> **PROMPT**:
Restate the data exactly as given and keep the pictures out.

--- BEGIN ---

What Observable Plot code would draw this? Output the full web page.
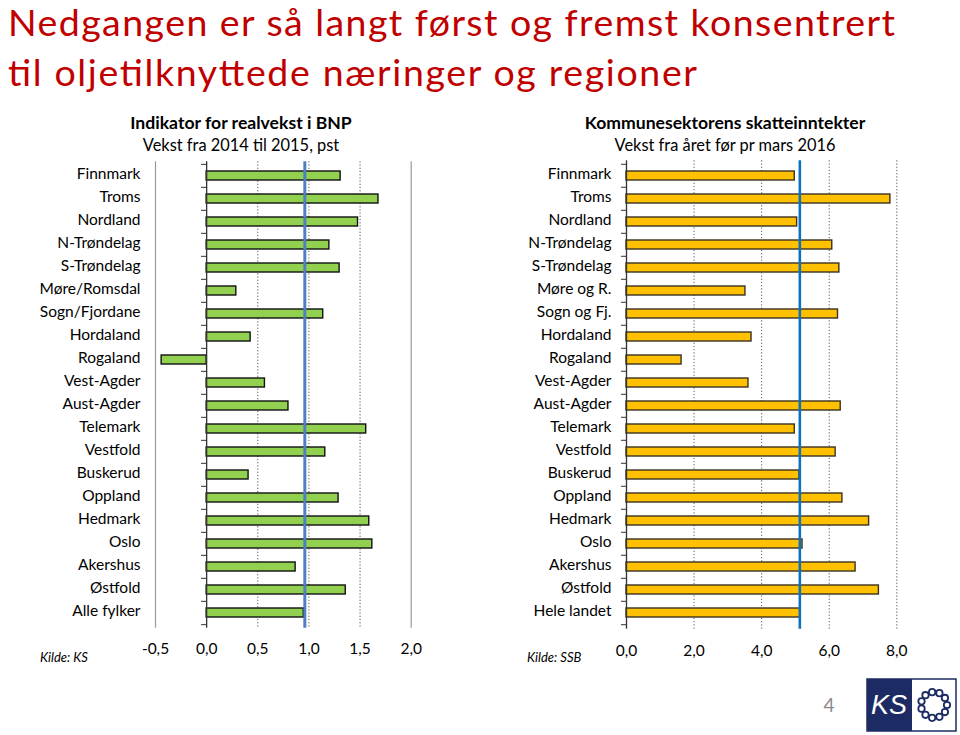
<!DOCTYPE html>
<html><head><meta charset="utf-8">
<script src="https://cdn.jsdelivr.net/npm/d3@7"></script>
<script src="https://cdn.jsdelivr.net/npm/@observablehq/plot@0.6"></script>
<style>
body{margin:0;background:#fff;}
#page{position:relative;width:960px;height:735px;overflow:hidden;font-family:Lato,sans-serif;background:#fff;}
#page > svg{position:absolute;top:0;}
</style></head><body><div id="page"></div>
<script>
// ---- data ----
const leftCats = ["Finnmark","Troms","Nordland","N-Trøndelag","S-Trøndelag","Møre/Romsdal","Sogn/Fjordane","Hordaland","Rogaland","Vest-Agder","Aust-Agder","Telemark","Vestfold","Buskerud","Oppland","Hedmark","Oslo","Akershus","Østfold","Alle fylker"];
const leftVals = [1.31,1.68,1.48,1.20,1.30,0.29,1.14,0.43,-0.44,0.57,0.80,1.56,1.16,0.41,1.29,1.59,1.62,0.87,1.36,0.95];
const leftRef = 0.96;
const leftTicks = [-0.5,0,0.5,1,1.5,2];

const rightCats = ["Finnmark","Troms","Nordland","N-Trøndelag","S-Trøndelag","Møre og R.","Sogn og Fj.","Hordaland","Rogaland","Vest-Agder","Aust-Agder","Telemark","Vestfold","Buskerud","Oppland","Hedmark","Oslo","Akershus","Østfold","Hele landet"];
const rightVals = [4.98,7.81,5.05,6.09,6.30,3.52,6.26,3.70,1.63,3.61,6.34,4.98,6.19,5.12,6.39,7.18,5.21,6.78,7.47,5.15];
const rightRef = 5.13;
const rightTicks = [0,2,4,6,8];

const title1 = "Nedgangen er så langt først og fremst konsentrert";
const title2 = "til oljetilknyttede næringer og regioner";
const leftTitle = "Indikator for realvekst i BNP";
const leftSub = "Vekst fra 2014 til 2015, pst";
const rightTitle = "Kommunesektorens skatteinntekter";
const rightSub = "Vekst fra året før pr mars 2016";
const leftSource = "Kilde: KS";
const rightSource = "Kilde: SSB";
const pageNo = "4";

const fmt = d => d.toFixed(1).replace(".", ",");
const FONT = "Lato, 'Open Sans', sans-serif";
const page = document.getElementById("page");

function chart({cats, vals, ref, ticks, domain, fill, barStroke, refColor, refWidth, gridInner, gridOuter, tickLen, mt, mb, ml, mr, tickPad, xPad}) {
  const H = 680, W = 480;
  const data = cats.map((c, i) => ({name: c, value: vals[i]}));
  const step = (H - mt - mb) / cats.length;
  const marks = [
    Plot.ruleX(gridInner, {stroke: "#555", strokeDasharray: "1.2,2", strokeWidth: 1}),
    Plot.ruleX(gridOuter, {stroke: "#9a9a9a", strokeWidth: 1.2}),
    Plot.barX(data, {x: "value", y: "name", fill, stroke: barStroke, strokeWidth: 1.4}),
    Plot.ruleX([0], {stroke: "#333", strokeWidth: 1.3}),
    Plot.ruleY(cats, {y: d => d, x1: -tickLen, x2: 0, dy: -step / 2, stroke: "#333", strokeWidth: 1}),
    Plot.ruleY(cats.slice(-1), {y: d => d, x1: -tickLen, x2: 0, dy: step / 2, stroke: "#333", strokeWidth: 1}),
    Plot.ruleX([ref], {stroke: refColor, strokeWidth: refWidth}),
    Plot.axisY({tickSize: 0, tickPadding: tickPad, fontSize: 15.5, fill: "#000", label: null, dy: -1.5}),
    Plot.axisX(ticks, {tickSize: 0, tickPadding: xPad, tickFormat: fmt, fontSize: 15.5, fill: "#000", label: null})
  ];
  return Plot.plot({
    width: W, height: H,
    marginTop: mt, marginBottom: mb, marginLeft: ml, marginRight: mr,
    x: {domain, axis: null},
    y: {domain: cats, paddingInner: 0.6, paddingOuter: 0.3, axis: null},
    style: {fontFamily: FONT, background: "transparent", overflow: "visible", color: "#000"},
    marks
  });
}

const left = chart({
  cats: leftCats, vals: leftVals, ref: leftRef, ticks: leftTicks, domain: [-0.5, 2],
  fill: "#92d050", barStroke: "#111", refColor: "#4f7fc0", refWidth: 3,
  gridInner: [0.5, 1, 1.5], gridOuter: [-0.5, 2], tickLen: 0.05,
  mt: 161.35, mb: 680 - 627.65, ml: 155, mr: 480 - 410.7, tickPad: 15, xPad: 15
});
left.style.left = "0px";
page.appendChild(left);

const right = chart({
  cats: rightCats, vals: rightVals, ref: rightRef, ticks: rightTicks, domain: [0, 8],
  fill: "#ffc000", barStroke: "#3a3222", refColor: "#0b72bd", refWidth: 2.6,
  gridInner: [2, 4, 6, 8], gridOuter: [], tickLen: 0.15,
  mt: 160.3, mb: 680 - 628.7, ml: 146, mr: 480 - 416.3, tickPad: 15, xPad: 16
});
right.style.left = "480px";
page.appendChild(right);

// ---- overlay texts & logo ----
const svg = d3.select(page).append("svg").attr("width", 960).attr("height", 735)
  .style("left", "0px").style("pointer-events", "none").style("font-family", FONT);
svg.append("text").attr("x", 8).attr("y", 36).attr("fill", "#c00000").attr("font-size", 37.5)
  .attr("textLength", 887).attr("lengthAdjust", "spacing").text(title1);
svg.append("text").attr("x", 8).attr("y", 86).attr("fill", "#c00000").attr("font-size", 37.5)
  .attr("textLength", 689).attr("lengthAdjust", "spacing").text(title2);
svg.append("text").attr("x", 241).attr("y", 129).attr("text-anchor", "middle").attr("font-weight", "bold").attr("font-size", 17.6).text(leftTitle);
svg.append("text").attr("x", 241).attr("y", 151).attr("text-anchor", "middle").attr("font-size", 16.4).text(leftSub);
svg.append("text").attr("x", 725).attr("y", 129).attr("text-anchor", "middle").attr("font-weight", "bold").attr("font-size", 17.6).text(rightTitle);
svg.append("text").attr("x", 725).attr("y", 151).attr("text-anchor", "middle").attr("font-size", 16.4).text(rightSub);
svg.append("text").attr("x", 40).attr("y", 662).attr("font-style", "italic").attr("font-size", 13).text(leftSource);
svg.append("text").attr("x", 527).attr("y", 662).attr("font-style", "italic").attr("font-size", 13).text(rightSource);
svg.append("text").attr("x", 829).attr("y", 712).attr("text-anchor", "middle").attr("fill", "#8a8a8a").attr("font-size", 19).text(pageNo);

const logo = svg.append("g");
logo.append("rect").attr("x", 867).attr("y", 679).attr("width", 89).attr("height", 52).attr("fill", "#fff").attr("stroke", "#1d2b64").attr("stroke-width", 1.5);
logo.append("rect").attr("x", 867).attr("y", 679).attr("width", 45).attr("height", 52).attr("fill", "#1d2b64");
logo.append("text").attr("x", 889).attr("y", 714).attr("text-anchor", "middle").attr("fill", "#fff").attr("font-style", "italic").attr("font-size", 27).attr("font-family", "'Liberation Sans', sans-serif").text("KS");
for (let k = 0; k < 11; k++) {
  const a = k / 11 * 2 * Math.PI;
  logo.append("circle").attr("cx", 934 + 13 * Math.cos(a)).attr("cy", 705 + 13 * Math.sin(a)).attr("r", 3.2)
    .attr("fill", "none").attr("stroke", "#1d2b64").attr("stroke-width", 1.8);
}
</script></body></html>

--- END ---

> **PROBLEM SOLUTION**:
What Observable Plot code would draw this? Output the full web page.
<!DOCTYPE html>
<html><head><meta charset="utf-8">
<script src="https://cdn.jsdelivr.net/npm/d3@7"></script>
<script src="https://cdn.jsdelivr.net/npm/@observablehq/plot@0.6"></script>
<style>
body{margin:0;background:#fff;}
#page{position:relative;width:960px;height:735px;overflow:hidden;font-family:Lato,sans-serif;background:#fff;}
#page > svg{position:absolute;top:0;}
</style></head><body><div id="page"></div>
<script>
// ---- data ----
const leftCats = ["Finnmark","Troms","Nordland","N-Trøndelag","S-Trøndelag","Møre/Romsdal","Sogn/Fjordane","Hordaland","Rogaland","Vest-Agder","Aust-Agder","Telemark","Vestfold","Buskerud","Oppland","Hedmark","Oslo","Akershus","Østfold","Alle fylker"];
const leftVals = [1.31,1.68,1.48,1.20,1.30,0.29,1.14,0.43,-0.44,0.57,0.80,1.56,1.16,0.41,1.29,1.59,1.62,0.87,1.36,0.95];
const leftRef = 0.96;
const leftTicks = [-0.5,0,0.5,1,1.5,2];

const rightCats = ["Finnmark","Troms","Nordland","N-Trøndelag","S-Trøndelag","Møre og R.","Sogn og Fj.","Hordaland","Rogaland","Vest-Agder","Aust-Agder","Telemark","Vestfold","Buskerud","Oppland","Hedmark","Oslo","Akershus","Østfold","Hele landet"];
const rightVals = [4.98,7.81,5.05,6.09,6.30,3.52,6.26,3.70,1.63,3.61,6.34,4.98,6.19,5.12,6.39,7.18,5.21,6.78,7.47,5.15];
const rightRef = 5.13;
const rightTicks = [0,2,4,6,8];

const title1 = "Nedgangen er så langt først og fremst konsentrert";
const title2 = "til oljetilknyttede næringer og regioner";
const leftTitle = "Indikator for realvekst i BNP";
const leftSub = "Vekst fra 2014 til 2015, pst";
const rightTitle = "Kommunesektorens skatteinntekter";
const rightSub = "Vekst fra året før pr mars 2016";
const leftSource = "Kilde: KS";
const rightSource = "Kilde: SSB";
const pageNo = "4";

const fmt = d => d.toFixed(1).replace(".", ",");
const FONT = "Lato, 'Open Sans', sans-serif";
const page = document.getElementById("page");

function chart({cats, vals, ref, ticks, domain, fill, barStroke, refColor, refWidth, gridInner, gridOuter, tickLen, mt, mb, ml, mr, tickPad, xPad}) {
  const H = 680, W = 480;
  const data = cats.map((c, i) => ({name: c, value: vals[i]}));
  const step = (H - mt - mb) / cats.length;
  const marks = [
    Plot.ruleX(gridInner, {stroke: "#555", strokeDasharray: "1.2,2", strokeWidth: 1}),
    Plot.ruleX(gridOuter, {stroke: "#9a9a9a", strokeWidth: 1.2}),
    Plot.barX(data, {x: "value", y: "name", fill, stroke: barStroke, strokeWidth: 1.4}),
    Plot.ruleX([0], {stroke: "#333", strokeWidth: 1.3}),
    Plot.ruleY(cats, {y: d => d, x1: -tickLen, x2: 0, dy: -step / 2, stroke: "#333", strokeWidth: 1}),
    Plot.ruleY(cats.slice(-1), {y: d => d, x1: -tickLen, x2: 0, dy: step / 2, stroke: "#333", strokeWidth: 1}),
    Plot.ruleX([ref], {stroke: refColor, strokeWidth: refWidth}),
    Plot.axisY({tickSize: 0, tickPadding: tickPad, fontSize: 15.5, fill: "#000", label: null, dy: -1.5}),
    Plot.axisX(ticks, {tickSize: 0, tickPadding: xPad, tickFormat: fmt, fontSize: 15.5, fill: "#000", label: null})
  ];
  return Plot.plot({
    width: W, height: H,
    marginTop: mt, marginBottom: mb, marginLeft: ml, marginRight: mr,
    x: {domain, axis: null},
    y: {domain: cats, paddingInner: 0.6, paddingOuter: 0.3, axis: null},
    style: {fontFamily: FONT, background: "transparent", overflow: "visible", color: "#000"},
    marks
  });
}

const left = chart({
  cats: leftCats, vals: leftVals, ref: leftRef, ticks: leftTicks, domain: [-0.5, 2],
  fill: "#92d050", barStroke: "#111", refColor: "#4f7fc0", refWidth: 3,
  gridInner: [0.5, 1, 1.5], gridOuter: [-0.5, 2], tickLen: 0.05,
  mt: 161.35, mb: 680 - 627.65, ml: 155, mr: 480 - 410.7, tickPad: 15, xPad: 15
});
left.style.left = "0px";
page.appendChild(left);

const right = chart({
  cats: rightCats, vals: rightVals, ref: rightRef, ticks: rightTicks, domain: [0, 8],
  fill: "#ffc000", barStroke: "#3a3222", refColor: "#0b72bd", refWidth: 2.6,
  gridInner: [2, 4, 6, 8], gridOuter: [], tickLen: 0.15,
  mt: 160.3, mb: 680 - 628.7, ml: 146, mr: 480 - 416.3, tickPad: 15, xPad: 16
});
right.style.left = "480px";
page.appendChild(right);

// ---- overlay texts & logo ----
const svg = d3.select(page).append("svg").attr("width", 960).attr("height", 735)
  .style("left", "0px").style("pointer-events", "none").style("font-family", FONT);
svg.append("text").attr("x", 8).attr("y", 36).attr("fill", "#c00000").attr("font-size", 37.5)
  .attr("textLength", 887).attr("lengthAdjust", "spacing").text(title1);
svg.append("text").attr("x", 8).attr("y", 86).attr("fill", "#c00000").attr("font-size", 37.5)
  .attr("textLength", 689).attr("lengthAdjust", "spacing").text(title2);
svg.append("text").attr("x", 241).attr("y", 129).attr("text-anchor", "middle").attr("font-weight", "bold").attr("font-size", 17.6).text(leftTitle);
svg.append("text").attr("x", 241).attr("y", 151).attr("text-anchor", "middle").attr("font-size", 16.4).text(leftSub);
svg.append("text").attr("x", 725).attr("y", 129).attr("text-anchor", "middle").attr("font-weight", "bold").attr("font-size", 17.6).text(rightTitle);
svg.append("text").attr("x", 725).attr("y", 151).attr("text-anchor", "middle").attr("font-size", 16.4).text(rightSub);
svg.append("text").attr("x", 40).attr("y", 662).attr("font-style", "italic").attr("font-size", 13).text(leftSource);
svg.append("text").attr("x", 527).attr("y", 662).attr("font-style", "italic").attr("font-size", 13).text(rightSource);
svg.append("text").attr("x", 829).attr("y", 712).attr("text-anchor", "middle").attr("fill", "#8a8a8a").attr("font-size", 19).text(pageNo);

const logo = svg.append("g");
logo.append("rect").attr("x", 867).attr("y", 679).attr("width", 89).attr("height", 52).attr("fill", "#fff").attr("stroke", "#1d2b64").attr("stroke-width", 1.5);
logo.append("rect").attr("x", 867).attr("y", 679).attr("width", 45).attr("height", 52).attr("fill", "#1d2b64");
logo.append("text").attr("x", 889).attr("y", 714).attr("text-anchor", "middle").attr("fill", "#fff").attr("font-style", "italic").attr("font-size", 27).attr("font-family", "'Liberation Sans', sans-serif").text("KS");
for (let k = 0; k < 11; k++) {
  const a = k / 11 * 2 * Math.PI;
  logo.append("circle").attr("cx", 934 + 13 * Math.cos(a)).attr("cy", 705 + 13 * Math.sin(a)).attr("r", 3.2)
    .attr("fill", "none").attr("stroke", "#1d2b64").attr("stroke-width", 1.8);
}
</script></body></html>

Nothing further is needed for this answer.